De vuelta a la casa, el camión de Fedex, atrás el de Amazon, descargan decenas de cajas para repartir puerta por puerta, en mi edificio. Dentro de las cajas de todos los tamaños, lo que antes llenaba los anaqueles de tantas tiendas ahora cerradas. A tanta gente le basta con la foto, aunque no se parezcan a la modelo, se arriesgan, sin ver ni tocar y sobre todo sin que nadie los vea. Y eso tiene sus ventajas, sin duda: no tienes que lidiar con la vendedora de mala cara y mal pagada que te habla sin mirarte en la tienda.
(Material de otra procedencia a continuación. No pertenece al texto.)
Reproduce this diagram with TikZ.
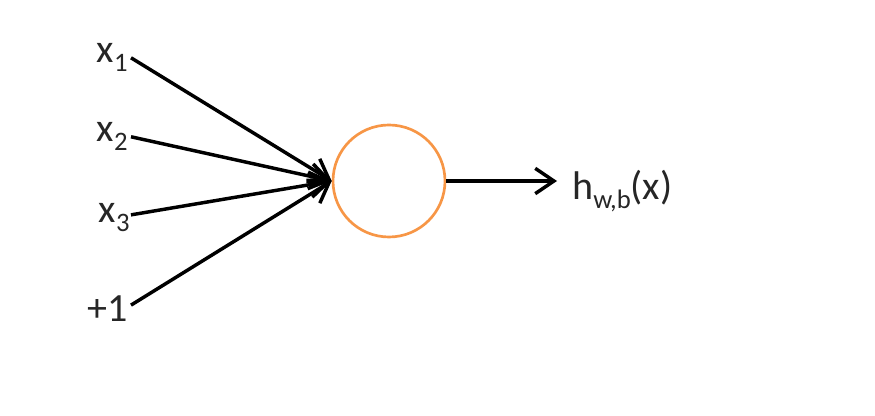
\documentclass[tikz,border=0pt]{standalone}
\usepackage{fontspec}
\setmainfont{Carlito}
\usepackage{tikz}
\usetikzlibrary{arrows.meta}
\usetikzlibrary{calc}

\definecolor{unitorange}{RGB}{247,150,70}
\newcommand{\lowsub}[1]{\raisebox{-6.5pt}{\fontsize{20}{20}\selectfont #1}}

\begin{document}
\begin{tikzpicture}[x=0.75pt,y=-0.75pt,
        lbl/.style={inner sep=0pt, text=black!85, font=\fontsize{30}{34}\selectfont},
        wire/.style={line width=2.6pt, -{Straight Barb[length=14pt,width=19pt,line width=2.6pt]}}]
        \useasboundingbox (0,0) rectangle (875,416);

        \node[lbl, anchor=base east] (x1) at (128,63) {x\lowsub{1}};
        \node[lbl, anchor=base east] (x2) at (128,142) {x\lowsub{2}};
        \node[lbl, anchor=base east] (x3) at (130,223) {x\lowsub{3}};
        \node[lbl, anchor=base east] (one) at (128,322) {+1};

        \node[circle, draw=unitorange, line width=2pt, minimum size=84pt, inner sep=0pt] (unit) at (389,181) {};

        \node[lbl, anchor=base west] (out) at (572,200) {h\lowsub{w,b}(x)};
        \coordinate (tip) at (557,181);

        \draw[wire] ($(x1.east)+(3,0)$) -- (unit.west);
        \draw[wire] ($(x2.east)+(3,0)$) -- (unit.west);
        \draw[wire] ($(x3.east)+(1,-3)$) -- (unit.west);
        \draw[wire] ($(one.east)+(3,-4)$) -- (unit.west);

        \draw[wire] (unit.east) -- (tip);
    \end{tikzpicture}
\end{document}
Tampoco tienes que hacer la cola frente a los probadores, ni caes en la tentación de compararte con la de adelante que está mas delgada, ni con las de atrás que son mas jóvenes… Pero tampoco te sucede lo que sucede cuando te miras frente al gran espejo, a las afueras del probador, con el vestido nuevo puesto antes de decidir comprarlo: el milagro, la ocasión perfecta, en la compañía perfecta, la conversación perfecta, con esa cara sonreída o seductora, interesada o interesante que pones siempre que te ves al espejo, el vestido nuevo es también perfecto, tu cuerpo se ve perfecto, crees que lo vas a comprar… Tanto es así, que la mujer del probador de al lado que sale a verse también en el gran espejo donde suceden todas las maravillas que vienen con los vestidos nuevos justo antes de comprarlos, te dice que te queda bello lo que llevas puesto, generosa y cómplice, sin esperar nada a cambio, una desconocida que se comporta como tu mejor amiga por un instante. Si lo compras por Internet, es mucho más expedito, sí, te llega por correo sin los riesgos que conlleva la interacción con otros. Sin tener que salir a la calle siquiera, sin sentir frío ni calor. Y si no te sirve no importa, lo devuelves y no tienes que pagar por el envío. Es tan fácil, sin pena ni gloria, sin que nadie te vea, callada frente al espejo de la soledad de tu casa, que el vestido nuevo no hace milagros.

Son múltiples las posibilidades que te permiten no estar donde estás, no conectar, no tener que ser… cada quien escoge la suya. Somos libres de estar presos, en el aislamiento, en la intoxicación, en la locura… Así, fuera de lugar pareciera mas fácil vivir en soledad… o viceversaErramos el camino, por no enfrentar la responsabilidad de la lidia con los otros, con los que compartimos el lugar, sin pensar que es allí donde reside el bienestar de vivir en sociedad.